With the beginning of August, the season’s greatest arrival of sea turtles to the Puerto Vallarta coast begins, with the expectation of 3,000 turtle nests being registered this year.
The number of turtle arrivals fluctuates year to year, and their presence on the Vallarta coast is of the utmost importance, and it demands care and constant work from civil society, organizations, and government.
Biologist Helios Hernández Hurtado, deputy director of Environment of the municipal government, said that once August arrives, the presence of turtles spawning on the coast is more constant, to the extent that up to 70 or 80 nests can be registered in one night, which requires a larger mobilization of the personnel under his charge, as well as coordination with the turtle centers in the area.
Because the coastline of Puerto Vallarta is almost entirely a tourist area, when the turtle arrives and spawns, it is necessary to recover the eggs almost immediately, so that natural predators or the presence of humans, don’t destroy the nest.

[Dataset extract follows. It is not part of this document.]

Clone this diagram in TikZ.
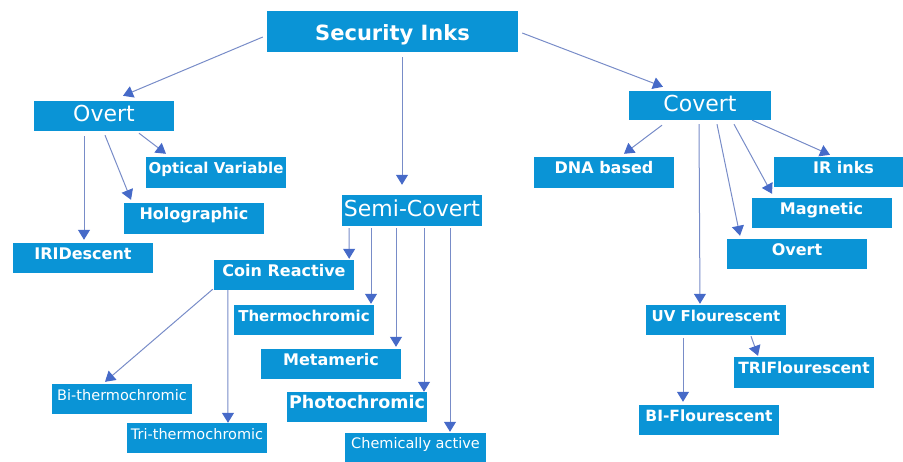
\documentclass[tikz,border=0pt]{standalone}
\usepackage{fontspec}
\setmainfont{DejaVu Sans}
\usetikzlibrary{arrows.meta,calc}
\definecolor{boxblue}{RGB}{10,148,214}
\definecolor{linkgray}{RGB}{120,140,200}
\definecolor{tipblue}{RGB}{70,106,200}
\tikzset{
  inkbox/.style={fill=boxblue, text=white, minimum width=140pt, minimum height=30pt, inner sep=0pt, anchor=center, text height=11pt, text depth=8pt},
  headfont/.style={font=\fontsize{21}{23}\selectfont\bfseries, text height=20pt, text depth=2pt},
  catfont/.style={font=\fontsize{22}{24}\selectfont, text height=16pt, text depth=4pt},
  itemfont/.style={font=\fontsize{16}{18}\selectfont\bfseries},
  smallfont/.style={font=\fontsize{14.5}{16}\selectfont},
  link/.style={draw=linkgray, line width=1pt, -{Triangle[length=10pt,width=12pt,color=tipblue]}},
}
\begin{document}
\begin{tikzpicture}[x=1pt,y=-1pt]
\useasboundingbox (0,0) rectangle (903,462);
% top level
\node[inkbox, headfont, minimum width=251pt, minimum height=41pt] (sec) at (392.5, 31.5) {Security Inks};
\node[inkbox, catfont] (overt) at (104, 116) {Overt};
\node[inkbox, catfont, minimum height=31pt] (semi) at (412, 210.5) {Semi-Covert};
\node[inkbox, catfont, minimum width=142pt, minimum height=29pt] (covert) at (700, 105.5) {Covert};
% overt branch
\node[inkbox, itemfont, minimum height=31pt, font=\fontsize{15}{17}\selectfont\bfseries] (optvar) at (216, 172.5) {Optical Variable};
\node[inkbox, itemfont, minimum height=31pt] (holo) at (194, 218.5) {Holographic};
\node[inkbox, itemfont] (irid) at (83, 258) {IRIDescent};
% semi-covert branch
\node[inkbox, itemfont] (coin) at (284, 275) {Coin Reactive};
\node[inkbox, itemfont, font=\fontsize{15}{17}\selectfont\bfseries] (thermo) at (304, 320) {Thermochromic};
\node[inkbox, itemfont] (meta) at (331, 364) {Metameric};
\node[inkbox, itemfont, font=\fontsize{17.5}{19}\selectfont\bfseries] (photo) at (357, 407) {Photochromic};
\node[inkbox, smallfont, minimum width=141pt, minimum height=29pt] (chem) at (415.5, 447.5) {Chemically active};
\node[inkbox, smallfont] (bith) at (122, 399) {Bi-thermochromic};
\node[inkbox, smallfont] (trith) at (197, 438) {Tri-thermochromic};
% covert branch
\node[inkbox, itemfont, minimum height=31pt] (dna) at (604, 172.5) {DNA based};
\node[inkbox, itemfont, minimum width=129pt] (irinks) at (838.5, 172) {\hspace*{10pt}IR inks};
\node[inkbox, itemfont] (magnetic) at (821.5, 213) {Magnetic};
\node[inkbox, itemfont] (overtb) at (797, 254) {Overt};
\node[inkbox, itemfont, font=\fontsize{15}{17}\selectfont\bfseries] (uv) at (716, 320) {UV Flourescent};
\node[inkbox, itemfont, minimum height=31pt, font=\fontsize{15.5}{17}\selectfont\bfseries] (tri) at (804, 372.5) {TRIFlourescent};
\node[inkbox, itemfont, font=\fontsize{15.5}{17}\selectfont\bfseries] (bi) at (709, 420) {BI-Flourescent};
% links
\draw[link] ($(sec.west)+(-4,5.5)$) -- ($(overt.north)+(19,-5)$);
\draw[link] ($(sec.south)+(9.5,5)$) -- ($(semi.north)+(-10,-10)$);
\draw[link] ($(sec.east)+(4,1.5)$) -- ($(covert.north)+(-37,-4)$);
\draw[link] ($(overt.south)+(35,2)$) -- ($(optvar.north)+(-50,-3)$);
\draw[link] ($(overt.south)+(1,4)$) -- ($(holo.north)+(-63,-3)$);
\draw[link] ($(overt.south)+(-20,5)$) -- ($(irid.north)+(1,-3)$);
\draw[link] ($(semi.south)+(-63,2)$) -- ($(coin.north east)+(-5,-1)$);
\draw[link] ($(semi.south)+(-41,2)$) -- ($(thermo.north)+(67,-1)$);
\draw[link] ($(semi.south)+(-16,2)$) -- ($(meta.north)+(65,-2)$);
\draw[link] ($(semi.south)+(12,2)$) -- ($(photo.north)+(67,0)$);
\draw[link] ($(semi.south)+(38,2)$) -- ($(chem.north)+(34.5,-1)$);
\draw[link] ($(coin.south west)+(-1,-1)$) -- ($(bith.north)+(-17,-2)$);
\draw[link] ($(coin.south west)+(14,0)$) -- ($(trith.north)+(31,0)$);
\draw[link] ($(covert.south)+(-38,5)$) -- ($(dna.north)+(20,-3)$);
\draw[link] ($(covert.south)+(-1,4)$) -- ($(uv.north)+(-16,-1)$);
\draw[link] ($(covert.south)+(17,4)$) -- ($(overtb.north)+(-57,-3)$);
\draw[link] ($(covert.south)+(34,4)$) -- ($(magnetic.north)+(-49.5,-4)$);
\draw[link] ($(covert.south east)+(-19,0)$) -- ($(irinks.north)+(-8.5,-2)$);
\draw[link] ($(uv.south)+(35,1)$) -- ($(tri.north)+(-46,-1)$);
\draw[link] ($(uv.south)+(-33,3)$) -- ($(bi.north)+(-26,-3)$);
\end{tikzpicture}
\end{document}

When locating a turtle spawning, 911 should be called immediately so that trained personnel can be dispatched to collect the nest and be able to transfer it to the turtle centers for protection.
Hernández Hurtado said that on average, 100 eggs are collected for each nest, of which around 85 percent (sometimes a little more), hatch (the turtles are born). Each year around 230,000 turtles manage to be born and of this number a little less reach the sea.
The number of turtles that reach adulthood is negligibly lower. One in a thousand according to statistics. The spawning season began in June and ends in December (sometimes lasting until January), but the bulk of turtles spawning is recorded between August and September.
This year, Puerto Vallarta was named the national capital of the turtle by hosting the annual turtle meeting, which was held for the first time outside the Sea of Cortez area.